### STATED EXERCISE
Retype the opening lines of the data exactly, stopping after the line that contains "const binWidth = 0.0488;". Skip every picture.

### SOURCE MATERIAL
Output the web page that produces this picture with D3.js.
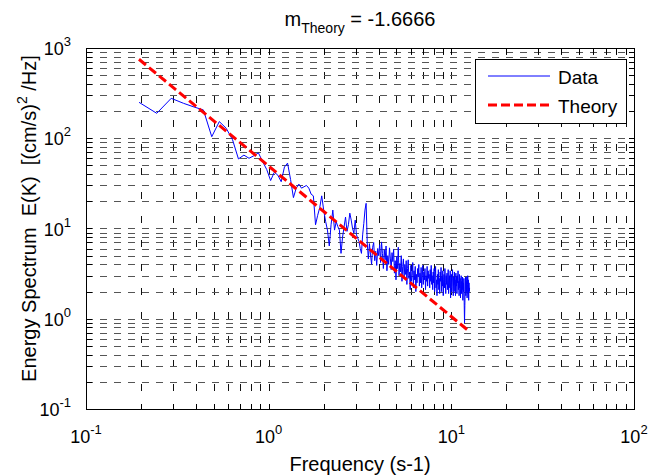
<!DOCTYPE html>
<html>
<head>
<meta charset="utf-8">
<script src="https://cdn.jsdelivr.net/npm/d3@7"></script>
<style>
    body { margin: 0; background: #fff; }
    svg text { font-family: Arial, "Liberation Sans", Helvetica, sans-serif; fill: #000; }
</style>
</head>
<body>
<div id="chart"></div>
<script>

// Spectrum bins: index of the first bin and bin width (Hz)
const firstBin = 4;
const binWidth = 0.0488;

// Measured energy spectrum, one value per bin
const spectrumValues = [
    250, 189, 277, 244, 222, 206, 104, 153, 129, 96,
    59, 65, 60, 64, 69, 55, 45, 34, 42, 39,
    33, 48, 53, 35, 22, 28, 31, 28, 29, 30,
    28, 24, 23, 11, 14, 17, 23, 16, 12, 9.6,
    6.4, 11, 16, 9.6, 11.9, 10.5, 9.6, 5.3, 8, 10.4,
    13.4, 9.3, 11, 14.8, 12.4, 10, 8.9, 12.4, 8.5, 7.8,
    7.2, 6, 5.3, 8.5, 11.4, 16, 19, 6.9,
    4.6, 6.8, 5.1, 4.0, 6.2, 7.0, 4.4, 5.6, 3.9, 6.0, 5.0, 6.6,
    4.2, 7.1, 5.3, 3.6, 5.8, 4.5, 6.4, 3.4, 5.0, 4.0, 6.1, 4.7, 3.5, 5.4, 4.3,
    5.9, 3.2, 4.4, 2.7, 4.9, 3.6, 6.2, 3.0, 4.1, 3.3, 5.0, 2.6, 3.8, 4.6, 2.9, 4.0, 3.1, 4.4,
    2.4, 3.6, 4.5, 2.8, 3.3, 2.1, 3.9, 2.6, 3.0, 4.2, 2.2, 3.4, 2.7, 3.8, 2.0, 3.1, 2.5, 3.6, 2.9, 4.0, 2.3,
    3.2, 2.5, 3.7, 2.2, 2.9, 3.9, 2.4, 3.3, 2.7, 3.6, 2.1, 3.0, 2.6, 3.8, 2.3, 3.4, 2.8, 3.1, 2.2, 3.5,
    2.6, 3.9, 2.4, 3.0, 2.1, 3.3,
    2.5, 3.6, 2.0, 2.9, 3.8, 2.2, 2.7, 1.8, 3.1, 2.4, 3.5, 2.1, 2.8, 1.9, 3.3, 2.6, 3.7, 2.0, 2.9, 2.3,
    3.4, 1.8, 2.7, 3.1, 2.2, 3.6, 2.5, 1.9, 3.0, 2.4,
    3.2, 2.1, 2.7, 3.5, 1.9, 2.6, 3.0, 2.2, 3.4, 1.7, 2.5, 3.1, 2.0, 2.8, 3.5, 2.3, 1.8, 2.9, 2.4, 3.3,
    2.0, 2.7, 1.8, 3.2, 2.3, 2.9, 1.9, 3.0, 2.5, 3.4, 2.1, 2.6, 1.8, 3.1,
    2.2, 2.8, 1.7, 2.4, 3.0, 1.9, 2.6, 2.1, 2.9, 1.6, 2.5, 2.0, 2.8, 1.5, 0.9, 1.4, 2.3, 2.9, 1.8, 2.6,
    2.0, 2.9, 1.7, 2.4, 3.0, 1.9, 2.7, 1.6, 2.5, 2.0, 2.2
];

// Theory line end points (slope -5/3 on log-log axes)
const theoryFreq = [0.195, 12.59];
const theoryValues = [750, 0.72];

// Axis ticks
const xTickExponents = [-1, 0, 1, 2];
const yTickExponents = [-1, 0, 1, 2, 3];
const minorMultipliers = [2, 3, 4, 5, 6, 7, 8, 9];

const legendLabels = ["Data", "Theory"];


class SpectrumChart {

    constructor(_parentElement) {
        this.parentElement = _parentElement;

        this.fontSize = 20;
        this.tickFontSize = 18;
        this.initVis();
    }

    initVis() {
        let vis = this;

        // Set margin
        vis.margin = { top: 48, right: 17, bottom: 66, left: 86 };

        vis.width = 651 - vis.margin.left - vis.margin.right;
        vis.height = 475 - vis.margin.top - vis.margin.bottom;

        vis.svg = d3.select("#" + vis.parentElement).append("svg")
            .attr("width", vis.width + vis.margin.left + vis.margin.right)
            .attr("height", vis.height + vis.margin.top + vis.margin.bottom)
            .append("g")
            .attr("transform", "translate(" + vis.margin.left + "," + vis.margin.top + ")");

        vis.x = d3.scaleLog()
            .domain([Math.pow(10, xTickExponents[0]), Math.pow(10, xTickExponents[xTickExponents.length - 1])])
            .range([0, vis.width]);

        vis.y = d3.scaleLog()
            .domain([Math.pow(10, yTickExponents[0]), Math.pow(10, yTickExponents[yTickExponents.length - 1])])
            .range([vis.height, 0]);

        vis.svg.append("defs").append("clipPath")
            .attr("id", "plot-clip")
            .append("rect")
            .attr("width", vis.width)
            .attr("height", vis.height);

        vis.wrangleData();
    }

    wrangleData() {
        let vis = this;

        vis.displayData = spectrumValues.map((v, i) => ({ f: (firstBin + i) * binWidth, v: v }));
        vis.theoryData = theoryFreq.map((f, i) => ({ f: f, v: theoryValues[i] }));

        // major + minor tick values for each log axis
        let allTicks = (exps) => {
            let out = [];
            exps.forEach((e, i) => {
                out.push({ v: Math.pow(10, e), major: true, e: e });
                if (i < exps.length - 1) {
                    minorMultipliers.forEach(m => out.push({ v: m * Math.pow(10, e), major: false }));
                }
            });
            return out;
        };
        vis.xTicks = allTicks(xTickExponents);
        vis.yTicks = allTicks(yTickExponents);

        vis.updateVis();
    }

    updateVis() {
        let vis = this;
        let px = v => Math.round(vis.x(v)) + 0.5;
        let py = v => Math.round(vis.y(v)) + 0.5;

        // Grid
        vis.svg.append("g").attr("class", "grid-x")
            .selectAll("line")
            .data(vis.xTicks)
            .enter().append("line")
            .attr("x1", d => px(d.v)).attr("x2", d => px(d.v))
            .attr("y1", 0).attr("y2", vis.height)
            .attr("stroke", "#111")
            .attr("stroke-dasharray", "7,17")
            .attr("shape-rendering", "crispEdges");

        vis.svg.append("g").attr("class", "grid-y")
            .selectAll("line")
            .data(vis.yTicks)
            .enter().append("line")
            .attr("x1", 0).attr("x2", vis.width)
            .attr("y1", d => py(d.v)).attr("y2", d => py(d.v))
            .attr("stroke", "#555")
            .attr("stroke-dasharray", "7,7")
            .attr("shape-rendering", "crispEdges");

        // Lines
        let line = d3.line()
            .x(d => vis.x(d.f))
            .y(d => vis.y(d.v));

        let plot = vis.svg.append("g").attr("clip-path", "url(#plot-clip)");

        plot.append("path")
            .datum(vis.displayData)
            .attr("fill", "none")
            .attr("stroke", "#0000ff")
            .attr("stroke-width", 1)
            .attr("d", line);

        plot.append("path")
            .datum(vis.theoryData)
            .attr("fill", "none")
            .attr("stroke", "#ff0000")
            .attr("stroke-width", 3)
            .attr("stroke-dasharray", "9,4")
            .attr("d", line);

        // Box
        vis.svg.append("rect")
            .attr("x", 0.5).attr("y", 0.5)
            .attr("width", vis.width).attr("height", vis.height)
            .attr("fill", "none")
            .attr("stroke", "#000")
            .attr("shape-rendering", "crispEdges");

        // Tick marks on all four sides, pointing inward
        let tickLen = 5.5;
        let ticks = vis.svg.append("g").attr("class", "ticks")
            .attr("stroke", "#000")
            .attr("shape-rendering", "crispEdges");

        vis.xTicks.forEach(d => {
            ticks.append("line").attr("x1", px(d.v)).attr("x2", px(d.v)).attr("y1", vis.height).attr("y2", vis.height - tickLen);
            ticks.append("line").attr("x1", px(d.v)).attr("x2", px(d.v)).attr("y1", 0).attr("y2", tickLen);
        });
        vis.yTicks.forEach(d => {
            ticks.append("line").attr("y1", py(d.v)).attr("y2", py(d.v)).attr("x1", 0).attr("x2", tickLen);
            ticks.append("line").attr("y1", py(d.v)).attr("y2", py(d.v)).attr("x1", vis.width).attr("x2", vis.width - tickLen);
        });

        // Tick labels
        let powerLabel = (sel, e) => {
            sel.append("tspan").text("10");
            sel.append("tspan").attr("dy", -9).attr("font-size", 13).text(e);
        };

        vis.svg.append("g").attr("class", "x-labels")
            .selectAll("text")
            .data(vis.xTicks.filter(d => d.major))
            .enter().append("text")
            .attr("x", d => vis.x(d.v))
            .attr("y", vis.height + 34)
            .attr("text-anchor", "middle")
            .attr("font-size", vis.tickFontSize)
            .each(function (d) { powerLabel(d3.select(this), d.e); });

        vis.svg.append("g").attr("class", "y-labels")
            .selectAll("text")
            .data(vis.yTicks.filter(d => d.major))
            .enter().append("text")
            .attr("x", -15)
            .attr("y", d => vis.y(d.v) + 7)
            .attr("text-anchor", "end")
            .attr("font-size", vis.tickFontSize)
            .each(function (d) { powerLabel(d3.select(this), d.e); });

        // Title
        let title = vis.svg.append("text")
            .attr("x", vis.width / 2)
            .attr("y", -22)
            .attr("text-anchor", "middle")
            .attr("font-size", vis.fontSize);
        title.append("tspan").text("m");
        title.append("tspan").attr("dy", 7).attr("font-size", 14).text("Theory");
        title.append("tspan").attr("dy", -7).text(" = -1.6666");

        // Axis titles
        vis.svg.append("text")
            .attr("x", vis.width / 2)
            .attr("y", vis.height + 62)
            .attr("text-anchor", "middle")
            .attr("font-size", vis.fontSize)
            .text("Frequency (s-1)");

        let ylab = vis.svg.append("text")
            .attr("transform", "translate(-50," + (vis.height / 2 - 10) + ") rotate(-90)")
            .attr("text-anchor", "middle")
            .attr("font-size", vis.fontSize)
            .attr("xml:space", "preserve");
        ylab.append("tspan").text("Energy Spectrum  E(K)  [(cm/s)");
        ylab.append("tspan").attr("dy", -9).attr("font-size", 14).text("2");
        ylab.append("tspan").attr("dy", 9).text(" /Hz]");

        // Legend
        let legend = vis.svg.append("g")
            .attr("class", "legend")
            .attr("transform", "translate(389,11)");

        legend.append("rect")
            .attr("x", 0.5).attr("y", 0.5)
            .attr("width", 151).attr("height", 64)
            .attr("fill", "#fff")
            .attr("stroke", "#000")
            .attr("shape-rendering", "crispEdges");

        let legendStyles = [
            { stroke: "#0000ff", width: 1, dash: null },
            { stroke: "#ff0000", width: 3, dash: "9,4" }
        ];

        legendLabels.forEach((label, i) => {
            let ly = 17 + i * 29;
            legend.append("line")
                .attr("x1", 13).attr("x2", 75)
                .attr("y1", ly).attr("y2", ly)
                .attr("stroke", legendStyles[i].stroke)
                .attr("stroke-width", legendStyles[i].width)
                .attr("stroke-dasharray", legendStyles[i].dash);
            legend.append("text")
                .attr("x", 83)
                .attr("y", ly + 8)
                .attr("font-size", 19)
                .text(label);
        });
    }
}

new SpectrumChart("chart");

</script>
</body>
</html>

### PROBLEM SOLUTION
Output the web page that produces this picture with D3.js.
<!DOCTYPE html>
<html>
<head>
<meta charset="utf-8">
<script src="https://cdn.jsdelivr.net/npm/d3@7"></script>
<style>
    body { margin: 0; background: #fff; }
    svg text { font-family: Arial, "Liberation Sans", Helvetica, sans-serif; fill: #000; }
</style>
</head>
<body>
<div id="chart"></div>
<script>

// Spectrum bins: index of the first bin and bin width (Hz)
const firstBin = 4;
const binWidth = 0.0488;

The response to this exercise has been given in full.